The inevitable disruption for families

During what is undoubtedly an uncertain time, we’ve been working hard to ensure our clients are still receiving the exceptional level of service we always strive to deliver.

While the world is feeling unsettled, we started to think about our existing clients going through a change in their family life, which brought us to those families dealing with divorce and separation.

For every family, co-parenting is different, and it can often be difficult to manage at the best of times.

Understandably, tensions are high for everyone but especially for those with slightly different family setups. For those going through divorce proceedings, are separated and/or sharing custody of their children, the current circumstances can prove very stressful.

So how do you navigate your family through the uncertainty?
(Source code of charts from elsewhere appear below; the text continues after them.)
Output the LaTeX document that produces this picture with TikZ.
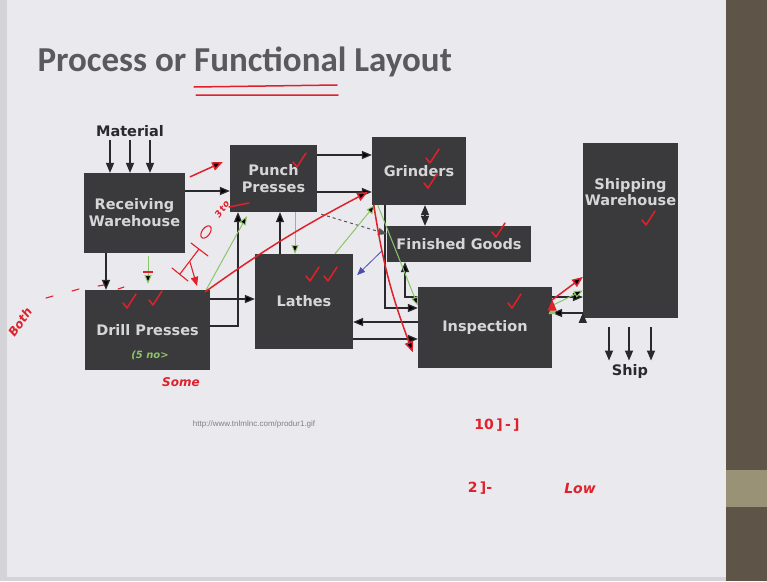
\documentclass[tikz,border=0pt]{standalone}
\usepackage{fontspec}
\setmainfont{DejaVu Sans}
\newfontfamily\titlefont{Carlito}
\newfontfamily\urlfont{Liberation Sans}
\usetikzlibrary{positioning, arrows}
\definecolor{slidebg}{HTML}{EAEAEE}
\definecolor{edgegray}{HTML}{D4D4D8}
\definecolor{wallbrown}{HTML}{5E5447}
\definecolor{wallband}{HTML}{9A9277}
\definecolor{boxgray}{HTML}{3A3A3C}
\definecolor{boxtext}{HTML}{D6D6D8}
\definecolor{linegray}{HTML}{2A2A2E}
\definecolor{titlegray}{HTML}{5A5A5C}
\definecolor{inkred}{HTML}{E0202A}
\definecolor{inkgreen}{HTML}{8CC468}
\tikzset{
    x=1pt, y=-1pt, % pixel grid of the slide, y runs down
    dept/.style={rectangle, fill=boxgray, text=boxtext, align=center,
        inner sep=0pt, font=\bfseries\fontsize{14.5}{17}\selectfont},
    flow/.style={-triangle 45, draw=linegray, line width=1.3pt},
    elbow/.style={to path={-| (\tikztotarget)}},
    elbowv/.style={to path={|- (\tikztotarget)}},
    ink/.style={draw=inkred, line width=1.5pt, line cap=round, line join=round},
    greenink/.style={draw=inkgreen, line width=1pt},
    hand/.style={text=inkred, font=\itshape\bfseries\fontsize{12}{13}\selectfont, inner sep=1pt},
}

\begin{document}
\begin{tikzpicture}
            \useasboundingbox (0,0) rectangle (767,581);
            \fill[edgegray] (0,0) rectangle (767,581);
            \fill[slidebg] (7,0) rectangle (726,577);
            \fill[wallbrown] (726,0) rectangle (767,581);
            \fill[wallband] (726,470) rectangle (767,507);

            \node[anchor=west, text=titlegray, font=\titlefont\bfseries\fontsize{35}{38}\selectfont] (TITLE) at (34,62) {Process or Functional Layout};

            \node[dept, minimum width=101, minimum height=80] (RECV) at (134.5,213) {Receiving\\Warehouse};
            \node[dept, minimum width=87, minimum height=67] (PUNCH) at (273.5,178.5) {Punch\\Presses};
            \node[dept, minimum width=94, minimum height=68] (GRIND) at (419,171) {Grinders};
            \node[dept, minimum width=144, minimum height=36] (FINISH) at (459,244) {Finished Goods};
            \node[dept, minimum width=98, minimum height=95] (LATHES) at (304,301.5) {Lathes};
            \node[dept, minimum width=125, minimum height=80] (DRILL) at (147.5,330) {Drill Presses};
            \node[dept, minimum width=134, minimum height=81] (INSP) at (485,327.5) {Inspection};
            \node[dept, minimum width=95, minimum height=175,
                label={[anchor=north, yshift=-32pt, text=boxtext, font=\bfseries\fontsize{14.5}{16}\selectfont, align=center]north:Shipping\\Warehouse}] (SHIPW) at (630.5,230.5) {};

            \node[text=linegray, font=\bfseries\fontsize{14.5}{16}\selectfont] (MAT) at (130,131) {Material};
            \node[text=linegray, font=\bfseries\fontsize{14.5}{16}\selectfont] (SHIPTXT) at (630,371) {Ship};
            \node[text=gray, font=\urlfont\fontsize{8}{9}\selectfont] (URL) at (254,424) {http://www.tnlmlnc.com/produr1.gif};

            \foreach \dx in {-20,0,20}
                \draw[flow] ([xshift=\dx pt]MAT.south) -- ([xshift=\dx pt]MAT.south |- RECV.north);
            \foreach \dx in {-21.5,-1.5,20.5}
                \draw[flow] ([xshift=\dx pt, yshift=-9pt]SHIPW.south) -- ([xshift=\dx pt]SHIPW.south |- SHIPTXT.north);

            \path[flow]
            ([yshift=22pt]RECV.east) edge ([yshift=-12.5pt]PUNCH.west)
            ([xshift=-28.5pt]RECV.south) edge ([xshift=-28.5pt]RECV.south |- DRILL.north)
            ([yshift=23.5pt]PUNCH.east) edge ([yshift=23.5pt]PUNCH.east -| GRIND.west)
            ([yshift=-13.5pt]PUNCH.east) edge ([yshift=-13.5pt]PUNCH.east -| GRIND.west)
            ([xshift=-24pt]LATHES.north) edge ([xshift=-24pt]LATHES.north |- PUNCH.south)
            ([yshift=4pt]DRILL.east) edge[elbow] ([xshift=-35.5pt]PUNCH.south)
            ([yshift=31pt]DRILL.east) edge ([yshift=31pt]DRILL.east -| LATHES.west)
            ([yshift=30.5pt]INSP.west) edge[elbow] ([xshift=-54pt]FINISH.south)
            ([xshift=-34pt]GRIND.south) edge[elbowv] ([yshift=19.5pt]INSP.west)
            ([yshift=5.5pt]INSP.west) edge ([yshift=5.5pt]INSP.west -| LATHES.east)
            ([yshift=-37.5pt]LATHES.east) edge ([yshift=-37.5pt]LATHES.east -| INSP.west)
            ([yshift=30.5pt]INSP.east) edge ([yshift=30.5pt]INSP.east -| SHIPW.west)
            ([yshift=-82.5pt]SHIPW.west) edge ([yshift=-82.5pt]SHIPW.west -| INSP.east);

            \draw[triangle 45-triangle 45, draw=linegray, line width=1.3pt] ([xshift=6pt]GRIND.south) -- ([xshift=6pt]GRIND.south |- FINISH.north);
            \draw[-triangle 45, dashed, draw=linegray!80, line width=1pt] ([xshift=4pt, yshift=-2pt]PUNCH.south east) -- ([yshift=10pt]FINISH.west);
            \draw[-triangle 45, draw=blue!40!gray, line width=0.8pt] ([xshift=-5pt, yshift=-7pt]FINISH.west) -- ([xshift=4pt, yshift=26.5pt]LATHES.east);

            % green marks
            \path[greenink, -triangle 45]
            ([xshift=21.5pt]PUNCH.south) edge ([xshift=21.5pt]PUNCH.south |- LATHES.north)
            ([xshift=-4pt]DRILL.north east) edge ([xshift=17pt, yshift=-4pt]PUNCH.south west)
            ([xshift=31pt]LATHES.north) edge ([xshift=3pt]GRIND.south west)
            ([xshift=13.5pt, yshift=-3pt]RECV.south) edge ([xshift=13.5pt, yshift=6pt]RECV.south |- DRILL.north)
            ([xshift=6pt]GRIND.south west) edge ([yshift=22pt]INSP.west)
            ([yshift=22pt]INSP.east) edge ([yshift=-60pt]SHIPW.west);
            \draw[inkred, line width=1.5pt] (143,272) -- (153,272);

            % red marks
            \draw[ink] (194,87) -- (337,85) (196,95) -- (338,95);
            \path[ink, -triangle 45]
            ([xshift=5pt, yshift=-4pt]RECV.north east) edge ([xshift=-7pt, yshift=16.5pt]PUNCH.west)
            ([xshift=-5pt, yshift=-2pt]DRILL.north east) edge[bend left=4] ([xshift=-4pt, yshift=-21pt]GRIND.west)
            ([xshift=2pt]GRIND.south west) edge[bend right=6] ([xshift=-5pt, yshift=16pt]INSP.south west)
            ([yshift=-13pt]INSP.north east) edge ([yshift=-46.5pt]SHIPW.west);
            \foreach \x/\y in {299/162, 432/158, 430/183, 498/232, 514/303, 312/276, 330/276, 129/303, 155/300, 648/220}
                \draw[ink] (\x-6,\y) -- (\x-2,\y+5) -- (\x+7,\y-9);
            \draw[ink, line width=1.1pt] (172,268) -- (188,281) (180,274) -- (199,249) (191,243) -- (208,256);
            \draw[ink, line width=1.1pt, -triangle 45] (190,262) -- (197,286);
            \draw[ink, line width=1.1pt, rotate around={55:(206,232)}] (206,232) ellipse (7 and 4);
            \draw[ink] (229,207) -- (249,203);
            \node[hand, rotate=55, font=\itshape\bfseries\fontsize{9}{10}\selectfont] (THREE) at (222,209) {3\,to};
            \draw[ink, line width=1.1pt] (46,298) -- (53,296) (72,291) -- (79,289) (98,286) -- (104,285) (118,289) -- (124,287);
            \node[hand, rotate=55] (BOTH) at (20,322) {Both};
            \node[hand] (SOME) at (181,382) {Some};
            \node[hand, font=\bfseries\fontsize{14}{15}\selectfont] (TEN) at (497,425) {10\,]\,-\,]};
            \node[hand, font=\bfseries\fontsize{14}{15}\selectfont] (TWO) at (480,488) {2\,]-};
            \node[hand, font=\itshape\bfseries\fontsize{14}{15}\selectfont] (LOW) at (580,488) {Low};
            \node[text=inkgreen, font=\itshape\bfseries\fontsize{10}{11}\selectfont] (FIVE) at (150,355) {(5 no>};
        \end{tikzpicture}
\end{document}
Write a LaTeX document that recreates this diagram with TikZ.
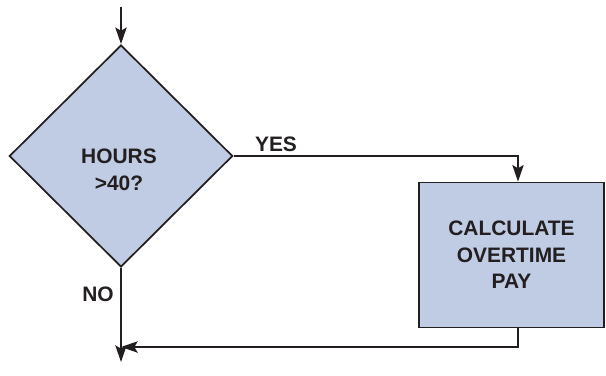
\documentclass[tikz,border=0pt]{standalone}
\usepackage{fontspec}
\setmainfont{Liberation Sans}
\usetikzlibrary{shapes.geometric,arrows.meta}
\definecolor{stepfill}{RGB}{191,204,228}
\definecolor{ink}{RGB}{35,31,32}
\begin{document}
\begin{tikzpicture}[x=0.75pt,y=-0.75pt,line join=miter,
    flow/.style={draw=ink,line width=1.3pt,-{Stealth[length=12.5pt,width=8.5pt,inset=2.5pt]}},
    decision/.style={diamond,draw=ink,line width=1.3pt,fill=stepfill,
      minimum width=167.5pt,minimum height=166.5pt,inner sep=0pt},
    process/.style={rectangle,draw=ink,line width=1.3pt,fill=stepfill,
      minimum width=138.75pt,minimum height=108.75pt,align=center,
      font=\fontsize{15.7}{20}\selectfont\bfseries,text=ink},
    lbl/.style={align=center,inner sep=0pt,
      font=\fontsize{15.7}{20}\selectfont\bfseries,text=ink}]
  \useasboundingbox (0,0) rectangle (606,375);
  % shapes
  \node[decision] (hours) at (121,156) {};
  \node[lbl] (hourstext) at (119,170) {HOURS\\>40?};
  \node[process] (overtime) at (511.5,255) {CALCULATE\\OVERTIME\\PAY};
  % free ends and bends
  \coordinate (entry) at (121,7);
  \coordinate (exit) at (121,362);
  \coordinate (yesx) at (518,0);
  \coordinate (back) at (0,347);
  % connectors
  \draw[flow] (entry) -- (hours.north);
  \draw[flow] (hours.south) -- (exit);
  \draw[flow] (hours.east) -| (overtime.north -| yesx);
  \draw[flow] (overtime.south -| yesx) |- (hours.south |- back);
  % branch labels
  \node[lbl] (yes) at (276,144) {YES};
  \node[lbl] (no) at (98,294) {NO};
\end{tikzpicture}
\end{document}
By uncertainty, we mean with regards to any possible changes to our health but also in our work/living situations. As it stands, many of the UK population are moving towards remote working, while also being met with the Government’s decision to close schools, which sees mothers and fathers taking on more than just the role of being a parent.

In usual circumstances, your time at home may be dedicated to being just that but at present, we also need to dedicate time to our professional roles, all from the very familiar setting of our own homes.

Divorced/Separated parents 

For those couples who are divorced or separated, not living together and sharing custody, the main problem you may encounter is ensuring you are both able to work remotely (or still go to your place of work) while managing your respective time with your children.

One important thing to consider is Government guidelines on distancing and isolation and of course, your own specific circumstances will determine how you manage your existing arrangements, which may or may not need to change.

Depending on your job, for example if you work in healthcare or are considered a key worker, your working hours may have changed and may require more support from your ex-partner.

Likewise, if you have been told to isolate, you may also require assistance to ensure minimal change to your family’s routine.

If you’re unsure of how to handle this, we would be happy to help you find a solution.

Separated couples living together

This can certainly be an intense living arrangement without any added pressure and while you may be feeling more unsettled at this time, it is important to minimise any further disruption to your family’s life.

Another factor to consider is the likelihood that whether you live with your ex-partner or not, neither of you will be able to rely on help from grandparents at this time, as they are considered to be at higher risk during the outbreak and have been advised to self-isolate.

At this time, postponements to court dates are also somewhat inevitable and we recognise how this may impact you. We understand that as tensions may rise, you may require the support of a mediator to navigate you towards a solution which suits everyone’s needs.

As always, our focus is on finding solutions for our clients which avoid disruption, suits everyone’s specific needs and is ultimately the best possible outcome for everyone involved.

We understand that at this difficult time you may need more support than usual and we want to assure you that we are still here and working to make stressful situations in your life a much lighter burden to carry.